Trap - 2

92 10 0
                                    

Bulu matanya bergetar membuka. Rasa sakit kembali menyerang kepalanya. Langit ruangan yang berwana putih menyambut penglihatannya yang masih buram.

"Juli?"

Julieta berkedip untuk menghilangkan buram dari penglihatannya. Akhirnya dia bisa melihat jelas perempuan yang baru saja menyebutkan namanya. "Kak Radin."

Paradina menghela napas lega. "Akhirnya lo sadar juga. Kalo lebih dari satu jam lo nggak sadar-sadar, kita bakal panggil ambulans terus bawa lo ke RS tau nggak."

"Gue kenapa?"

"Lo lupa?" Paradina malah balik bertanya. Dia bukan bermaksud tak menjawab, hanya saja dia tak ingin Julieta syok lagi. Jadi ada baiknya bila Julieta mengingatnya sendiri.

Julieta mengorek-ngorek ingatannya. Berusaha mengingat apa yang terjadi kepadanya. Tapi percuma, dia tak bisa mengingatnya. "Gue nggak inget."

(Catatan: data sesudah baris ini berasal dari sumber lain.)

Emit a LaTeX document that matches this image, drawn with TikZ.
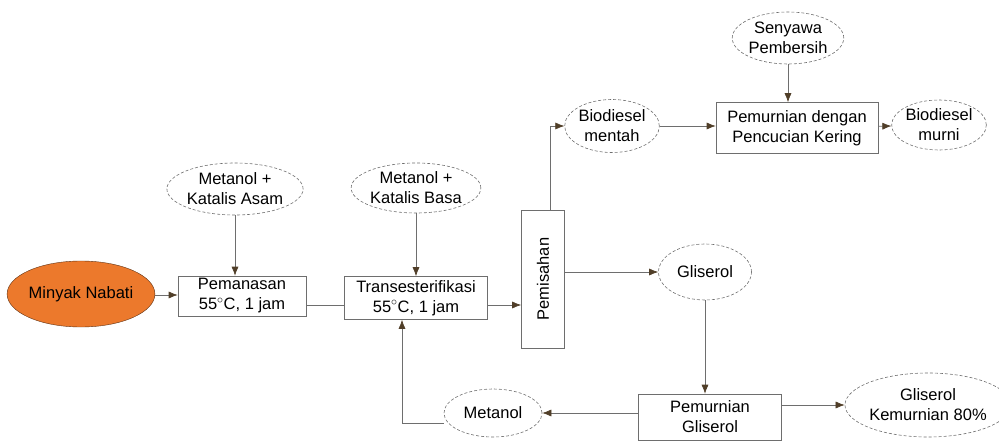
\documentclass[tikz,border=0pt]{standalone}
\usepackage{fontspec}
\setmainfont{Liberation Sans}
\usetikzlibrary{shapes.geometric,arrows.meta}
\definecolor{minyakOrange}{RGB}{236,121,44}
\definecolor{lineGray}{RGB}{110,110,110}
\definecolor{tipBrown}{RGB}{80,62,40}
\tikzset{
  procBox/.style={draw=lineGray,line width=0.6pt,rectangle,inner sep=0pt,align=center},
  feedEllipse/.style={draw=lineGray,line width=0.6pt,densely dashed,ellipse,inner sep=0pt,align=center},
  flowArrow/.style={draw=lineGray,line width=0.6pt,-{Latex[length=9pt,width=7pt,fill=tipBrown,color=tipBrown]}},
  flowLine/.style={draw=lineGray,line width=0.6pt}
}
\begin{document}
\begin{tikzpicture}[x=1pt,y=-1pt,font=\fontsize{16.5}{20}\selectfont]
    \useasboundingbox (0,0) rectangle (999,441);

    % feed and first steps
    \node[ellipse,draw=black!60!minyakOrange,fill=minyakOrange,inner sep=0pt,minimum width=138pt,minimum height=66pt] (minyakNode) at (81,294) {Minyak Nabati};
    \node[procBox,minimum width=128pt,minimum height=40pt] (pemanasanNode) at (242,296) {Pemanasan\\55$^{\circ}$C, 1 jam};
    \node[feedEllipse,minimum width=120pt,minimum height=52pt] (asamNode) at (235,189) {Metanol +\\Katalis Asam};
    \node[procBox,minimum width=143pt,minimum height=43pt] (transNode) at (416,298) {Transesterifikasi\\55$^{\circ}$C, 1 jam};
    \node[feedEllipse,minimum width=118pt,minimum height=50pt] (basaNode) at (416,188) {Metanol +\\Katalis Basa};
    \node[procBox,minimum width=43pt,minimum height=138pt] (pemisahanNode) at (543,279) {\rotatebox{90}{Pemisahan}};

    % biodiesel branch
    \node[feedEllipse,minimum width=80pt,minimum height=53pt] (mentahNode) at (612,126) {Biodiesel\\mentah};
    \node[procBox,minimum width=162pt,minimum height=51pt] (pencucianNode) at (797,128) {Pemurnian dengan\\Pencucian Kering};
    \node[feedEllipse,minimum width=101pt,minimum height=52pt] (pembersihNode) at (788,38) {Senyawa\\Pembersih};
    \node[feedEllipse,minimum width=92pt,minimum height=50pt] (murniNode) at (939,125) {Biodiesel\\murni};

    % gliserol branch
    \node[feedEllipse,minimum width=93pt,minimum height=56pt] (gliserolNode) at (705,272) {Gliserol};
    \node[procBox,minimum width=143pt,minimum height=46pt] (pGliserolNode) at (710,417) {Pemurnian\\Gliserol};
    \node[feedEllipse,minimum width=130pt,minimum height=64pt] (kemurnianNode) at (928,405) {Gliserol\\Kemurnian 80\%};
    \node[feedEllipse,minimum width=98pt,minimum height=48pt] (metanolNode) at (493,413) {Metanol};

    \coordinate (recycleCorner) at (402,423);
    \coordinate (pemisahanTop) at (550,126);

    \draw[flowArrow] (minyakNode.east |- 0,295) -- (pemanasanNode.west |- 0,295);
    \draw[flowArrow] (asamNode) -- (asamNode |- pemanasanNode.north);
    \draw[flowLine] (pemanasanNode.east |- 0,305) -- (transNode.west |- 0,305);
    \draw[flowArrow] (basaNode) -- (transNode);
    \draw[flowArrow] (transNode.east |- 0,305) -- (pemisahanNode.west |- 0,305);
    \draw[flowArrow] (pemisahanNode.north -| pemisahanTop) |- (mentahNode.west);
    \draw[flowArrow] (mentahNode) -- (pencucianNode.west |- mentahNode);
    \draw[flowArrow] (pembersihNode) -- (pencucianNode.north -| pembersihNode);
    \draw[flowArrow] (pencucianNode) -- (murniNode);
    \draw[flowArrow] (pemisahanNode.east |- gliserolNode) -- (gliserolNode);
    \draw[flowArrow] (gliserolNode) -- (gliserolNode |- pGliserolNode.north);
    \draw[flowArrow] (pGliserolNode.east |- kemurnianNode) -- (kemurnianNode);
    \draw[flowArrow] (pGliserolNode.west |- metanolNode) -- (metanolNode);
    \draw[flowArrow] (metanolNode.west |- recycleCorner) -- (recycleCorner) -- (recycleCorner |- transNode.south);

\end{tikzpicture}
\end{document}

Paradina bersyukur kalau adiknya tak ingat kejadian dua jam yang lalu. Segera dia meminta Julieta untuk minum untuk mengurangi dehidrasi yang membuatnya pingsan tadi.

Seingat Paradina, Julieta juga pernah seperti ini sebelumnya. Setelah pulang sekolah mereka melihat dua orang polisi mengejar pencuri dan untuk menangkapnya polisi itu menembak kaki si pencuri. Bayang-bayang kejadian itu masih melekat di kepala Julieta hingga membuatnya syok dan menangis sampai tak sadarkan diri. Sejak itu Julieta pasti ketakutan tiap melihat polisi.

"Jadi anak saya bebas?" tanya Cancero di luar sana disertai suara langkah kaki. Julieta sempat kebingungan mengapa ada suara papinya dari luar.

Ketika Cancero membuka pintu UKS dan masuk bersama dengan seorang polisi, kejadian yang dia lupakan tadi menyeruak masuk ke ingatannya.

"Iya, Pak. Jadi dia bebas dari segala bukti yang ada," kata polisi itu.

Detak jantung Julieta memburu. Cepat-cepat dia menarik mundur tubuhnya dan memeluk tubuh Paradina.

"Juli?" Cancero sempat kebingungan melihat reaksi anaknya. Dan dia baru teringat, "Ah, ya. Maaf, ya, Pak, anak saya takut sama polisi."

"Oh, kalau begitu masuk akal kenapa dia pingsan," gurau pak polisi disertai tawa ringan. "Kalau begitu saya permisi."

Cancero menjabat tangan polisi itu. "Terima kasih, Pak."

"Kok bisa sebentar itu Juli bebas?" tanya Paradina setelah polisi pergi.

Cancero duduk di tepi brankar dan mengelus kepala Julieta. "Juli dijebak oleh tersangka."

"Siapa tersangkanya?"

Rambut hitam yang tergerai bergerak ke kanan-kiri seirama dengan guncangan dirinya yang tengah berlari kencang. Wajahnya muram. Tatapan matanya tajam.

Dia memasuki ruangan yang bertuliskan ruang CCTV tanpa mengetuk, lalu menyemburkan amarah. Karena seharusnya orang yang telah dia jebak segera menderita, tapi malah terbebas dari segala bukti yang ada. Dia merasa kalau kegagalan itu pasti disebabkan dari kamera pengawas yang masih menyala di ruangan itu.

"Bodoh! Lo enggak matiin CCTV ruangan yang gue minta 'kan?!" Mulanya tatapan mata Jessica tajam, lambat laun berubah membelalak mengetahui si penjaga kamera pengawas telah terborgol dengan seorang polisi di belakangnya.

"Jangan bergerak!" Salah satu polisi menodongkan pistol kepadanya.

Jessica perlahan menaikan kedua tangannya ke udara. Bukannya diam di tempat justru dia bergerak cepat meninggalkan ruangan itu. Tiga orang polisi mengejarnya. Mereka tak mau melepaskan peluru untuk melumpuhkan Jessica karena dalam area sekolah.